> [Challenge] Look through the data below and report how many lines include "Write". Only the number should be given.

[Dataset items]
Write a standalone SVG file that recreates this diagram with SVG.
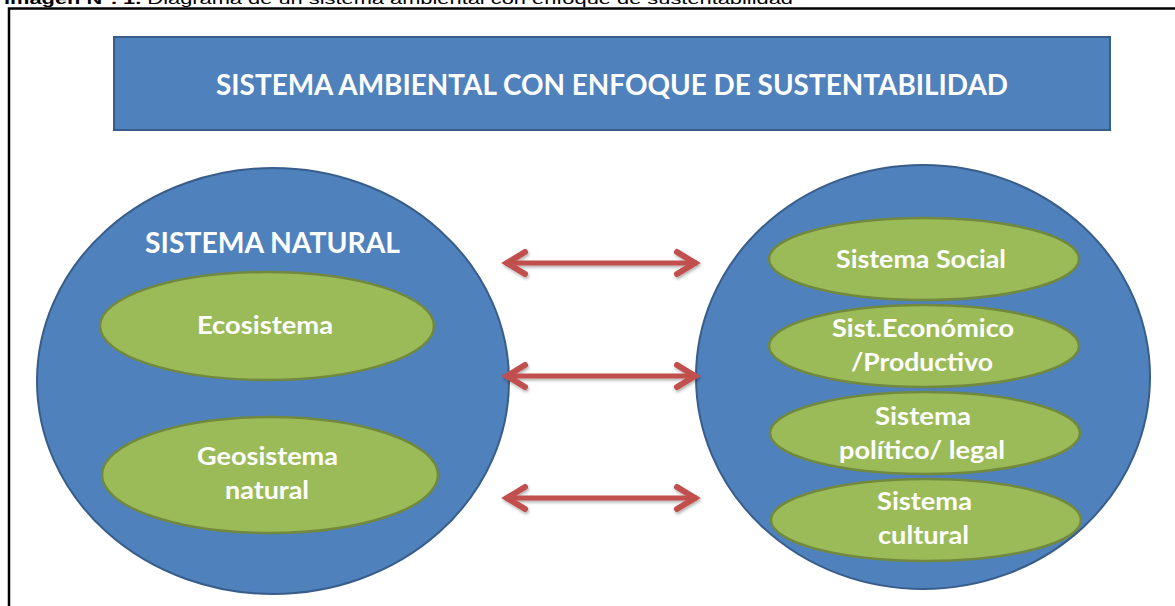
<svg xmlns="http://www.w3.org/2000/svg" width="1175" height="606" viewBox="0 0 1175 606">
<style>
.cap{font-family:"Liberation Sans",Arial,sans-serif;font-size:15px;fill:#000}
.big{fill:#4F81BD;stroke:#385D8A;stroke-width:2}
.grn{fill:#9BBB59;stroke:#71893F;stroke-width:2.5}
.tt{font-family:Lato,"Open Sans",sans-serif;font-weight:bold;fill:#fff;text-anchor:middle}
.t1{font-size:29px}
.t2{font-size:25px}
.arr{stroke:#C0504D;stroke-width:5;fill:none}
</style>
<defs>
<marker id="head" markerUnits="userSpaceOnUse" viewBox="-26 -16 30 32" refX="0" refY="0" markerWidth="30" markerHeight="32" orient="auto-start-reverse">
<path d="M -20 -11 L -2 0 L -20 11" fill="none" stroke="#C0504D" stroke-width="6" stroke-linecap="round" stroke-linejoin="miter"/>
</marker>
<filter id="sh" x="-10%" y="-20%" width="120%" height="150%">
<feDropShadow dx="1" dy="2" stdDeviation="1.5" flood-color="#000" flood-opacity="0.3"/>
</filter>
</defs>
<rect width="1175" height="606" fill="#fff"/>
<text class="cap" x="4" y="4" textLength="789" lengthAdjust="spacingAndGlyphs"><tspan font-weight="bold">Imagen N°. 1.</tspan> Diagrama de un sistema ambiental con enfoque de sustentabilidad</text>
<rect x="9" y="8.5" width="1200" height="700" fill="none" stroke="#000" stroke-width="2.5"/>

<g id="title">
<rect class="big" x="114" y="37" width="996" height="93"/>
<text class="tt t1" x="612" y="95" textLength="792" lengthAdjust="spacingAndGlyphs">SISTEMA AMBIENTAL CON ENFOQUE DE SUSTENTABILIDAD</text>
</g>

<g id="sistema-natural">
<ellipse class="big" cx="273" cy="381" rx="236" ry="213"/>
<text class="tt t1" x="272.5" y="253" textLength="255" lengthAdjust="spacingAndGlyphs">SISTEMA NATURAL</text>
</g>
<g id="ecosistema">
<ellipse class="grn" cx="267" cy="326" rx="167" ry="54"/>
<text class="tt t2" x="265" y="334" textLength="136" lengthAdjust="spacingAndGlyphs">Ecosistema</text>
</g>
<g id="geosistema">
<ellipse class="grn" cx="270" cy="475" rx="168" ry="58"/>
<text class="tt t2" x="267.5" y="465" textLength="141" lengthAdjust="spacingAndGlyphs">Geosistema</text>
<text class="tt t2" x="267" y="499" textLength="84" lengthAdjust="spacingAndGlyphs">natural</text>
</g>

<g id="sistema-humano">
<ellipse class="big" cx="923" cy="377" rx="227" ry="212"/>
</g>
<g id="social">
<ellipse class="grn" cx="924" cy="259" rx="155" ry="41"/>
<text class="tt t2" x="921" y="268" textLength="170" lengthAdjust="spacingAndGlyphs">Sistema Social</text>
</g>
<g id="economico">
<ellipse class="grn" cx="924" cy="346" rx="155" ry="41"/>
<text class="tt t2" x="923" y="337" textLength="182" lengthAdjust="spacingAndGlyphs">Sist.Económico</text>
<text class="tt t2" x="922" y="371" textLength="142" lengthAdjust="spacingAndGlyphs">/Productivo</text>
</g>
<g id="politico">
<ellipse class="grn" cx="925" cy="433" rx="155" ry="41"/>
<text class="tt t2" x="923" y="425" textLength="96" lengthAdjust="spacingAndGlyphs">Sistema</text>
<text class="tt t2" x="922" y="459" textLength="166" lengthAdjust="spacingAndGlyphs">político/ legal</text>
</g>
<g id="cultural">
<ellipse class="grn" cx="926" cy="520" rx="155" ry="41"/>
<text class="tt t2" x="924.5" y="510" textLength="95" lengthAdjust="spacingAndGlyphs">Sistema</text>
<text class="tt t2" x="923.5" y="544" textLength="91" lengthAdjust="spacingAndGlyphs">cultural</text>
</g>

<g id="connectors" filter="url(#sh)">
<line class="arr" x1="505" y1="263" x2="697" y2="263" marker-start="url(#head)" marker-end="url(#head)"/>
<line class="arr" x1="505" y1="376" x2="697" y2="376" marker-start="url(#head)" marker-end="url(#head)"/>
<line class="arr" x1="505" y1="498" x2="697" y2="498" marker-start="url(#head)" marker-end="url(#head)"/>
</g>
</svg>
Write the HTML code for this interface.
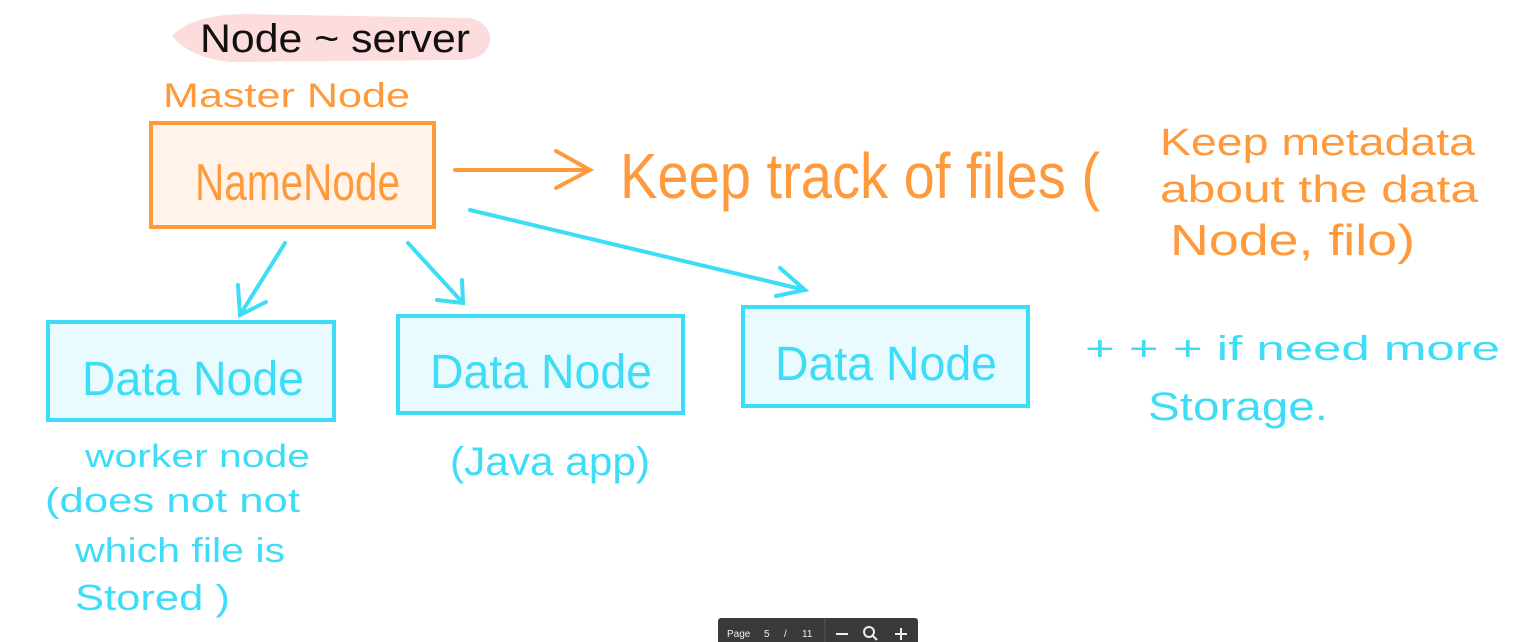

> [Worked answer] 2